Por trás do processo de paz havia dois pressupostos israelo-americanos imutáveis. O primeiro rezava que, depois de serem suficientemente castigados, os palestinos aceitariam os termos que
Arafat aceitou e abririam mão de
toda a causa palestina, desculpando Israel por tudo o que já fez. Assim, o "processo de paz" não dedicou atenção ponderada à imensa perda palestina de terras e bens
ou às ligações entre os deslocamentos do passado e a ausência
atual de Estado, enquanto Israel,
apesar de ser potência nuclear dotada de uma estrutura militar formidável, continua a reivindicar o
status de vítima e a exigir reparos
pelo anti-semitismo genocida da
Europa. Ainda não houve qualquer reconhecimento oficial da
responsabilidade (hoje amplamente documentada) de Israel
pela tragédia de 1948.
Em segundo lugar, após sete
anos de condições econômicas e
sociais cada vez piores para os palestinos, os responsáveis políticos
israelenses e americanos persistiram em anunciar seus sucessos,
excluindo a ONU e outras partes
interessadas, dobrando a mídia
partidária a suas vontades, distorcendo a realidade para apresentá-la como efêmeras vitórias da
"paz". Com o mundo árabe mobilizado contra a demolição de
prédios civis palestinos por tanques e helicópteros de guerra israelenses, com mais de cem mortos e com os árabes israelenses revoltando-se contra o tratamento
de cidadãos de terceira classe que
lhes é dispensado, o status quo
distorcido está caindo aos pedaços.
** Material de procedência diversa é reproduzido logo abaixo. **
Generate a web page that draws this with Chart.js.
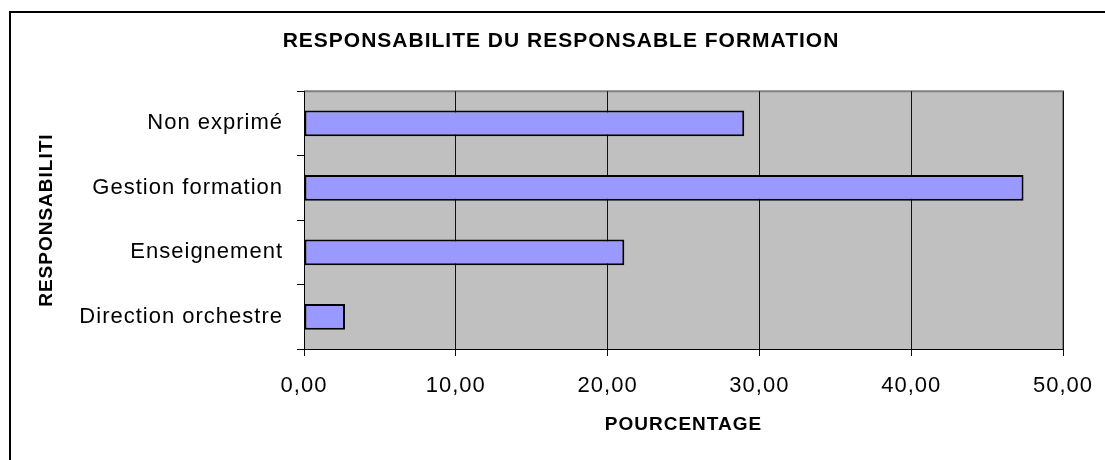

Isolados na ONU e repudiados no mundo árabe como defensores incondicionais de Israel, os
EUA e seu presidente em final de
mandato têm pouco a contribuir.
Tampouco as lideranças árabes
e israelenses têm muito a contribuir, embora seja provável que
acabem por costurar outro acordo interino feito de retalhos. Tem
sido extraordinário o virtual silêncio do campo pacifista sionista
nos EUA, na Europa e em Israel.
A matança de jovens palestinos
continua, enquanto eles defendem a brutalidade israelense ou
expressam seu desapontamento
com a ingratidão palestina. O pior
de todos é a mídia americana, intimidada pelo temível lobby israelense, com comentaristas gerando relatos distorcidos sobre "violência palestina" que omitem o fato de que Israel está em ocupação
militar e que os palestinos a combatem, e não "movem um cerco a
Israel", como disse Madeleine Albright. Enquanto os EUA celebram a vitória do povo sérvio sobre Milosevic, Clinton e seus assessores se recusam a enxergar a
insurgência palestina como o
mesmo tipo de luta contra a injustiça.
Meu palpite é que parte da nova
Intifada se dirige contra Arafat,
que fez seu povo perder o caminho com promessas fajutas e
mantém uma bateria de funcionários corruptos que detêm monopólios comerciais, enquanto
negociam de maneira incompetente e fraca em seu nome. Sessenta por cento do orçamento
público é gasto por Arafat com
burocracia e segurança e apenas
2% com infra-estrutura. Seus patronos internacionais aceitam tudo isso em nome do "processo de
paz", com certeza a frase mais
odiada no léxico palestino atual.
Um plano alternativo de paz e
liderança está emergindo aos
poucos entre dirigentes palestinos israelenses, da Cisjordânia,
de Gaza e da diáspora, mil dos
quais assinaram um conjunto de
declarações que gozam de grande
apoio público: não ao retorno ao
quadro de Oslo; a defesa intransigente das resoluções originais da
ONU (242, 338 e 194), base sobre
a qual foi convocada a conferência de Madri, em 1991; a retirada
de todos os assentamentos e todas as estradas militares; o esvaziamento dos territórios anexados ou ocupados em 1967 e o boicote de bens e serviços israelenses. É possível que esteja surgindo
um novo consenso de que apenas
um movimento de massas contra
o apartheid israelense (semelhante ao da África do Sul) vá funcionar. Barak e Albright erram ao
responsabilizar Arafat por algo
que ele já não controla por completo. Em lugar de desprezar o
novo quadro que está sendo proposto, seria bom que os defensores de Israel lembrassem que a
questão da Palestina diz respeito
a um povo, não a um líder envelhecido e desacreditado. Ademais, a paz na Palestina/Israel só
poderá ser selada entre iguais,
uma vez terminada a ocupação
militar. Nenhum palestino, nem
mesmo Arafat, pode aceitar qualquer coisa menos do que isso.
Edward W. Said é ensaísta palestino,
professor da Universidade Columbia
(Nova York) e autor, entre outros, de
"Orientalismo" e "Cultura e Imperialismo".